Evergrande, the second-biggest Chinese property giant, remained earmarked for a default on hundreds of billions of dollars worth of debt. China’s central bank, the People’s Bank of China (PBoC), pumped another 120 billion yuan ($18.6 billion) into the banking system as a result.
This, in turn, soothed anxious markets, with the company’s potential collapse considered to be more a state-controlled “slow detonation” than a chaotic event with far-reaching consequences.
Nonetheless, the specter of China’s “Lehman Brothers moment” was set to be a market mover for the short term at least, analysts said.
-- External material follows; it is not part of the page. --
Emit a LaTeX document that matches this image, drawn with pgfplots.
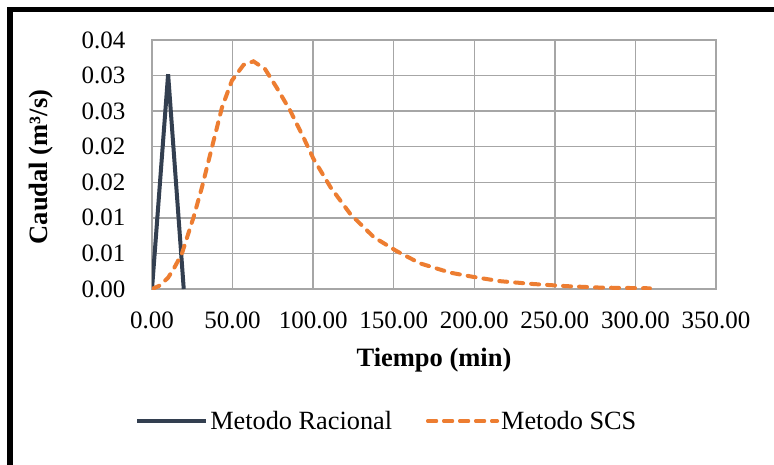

“In the next few weeks and perhaps in the next couple of months, Evergrande coupled with FOMC, the delta variant and a host of other issues will continue to create great volatility and to some extent that volatility will be a buying opportunity,” Vasu Menon, executive director for investment strategy at Singapore’s OCBC Bank Wealth Management, told Bloomberg.
In Europe, shares of Evergrande jumped by nearly 25% in Frankfurt at the open.
Odds are Evergrande will become a non-event in a matter of days.— Alex Krüger (@krugermacro) September 21, 2021
The reason for concern is not Evergrande, but traders worrying about Evergrande. Game theory.
All eyes on BTC’s weekly close
For Bitcoin, which had sold off in step with global stocks earlier in the week, the outlook was thus similarly choppy on shorter timeframes.
Trader and analyst Rekt Capital eyed the need for a weekly close above the 21-week exponential moving average (EMA) at just under $43,000.
“That would give us a lot of bullish momentum,” he said in his latest YouTube update.
Rescuing the 21EMA would also preserve a nearby demand zone and also paint the trip to $40,000 as a “fake breakdown,” filling buy orders before Bitcoin headed upward.
Fellow trader Pentoshi, meanwhile, highlighted a slightly lower level, $40,700, as the clincher for the weekly close.
“This location has a ton of historical importance and is crucial for this week’s close,” he tweeted.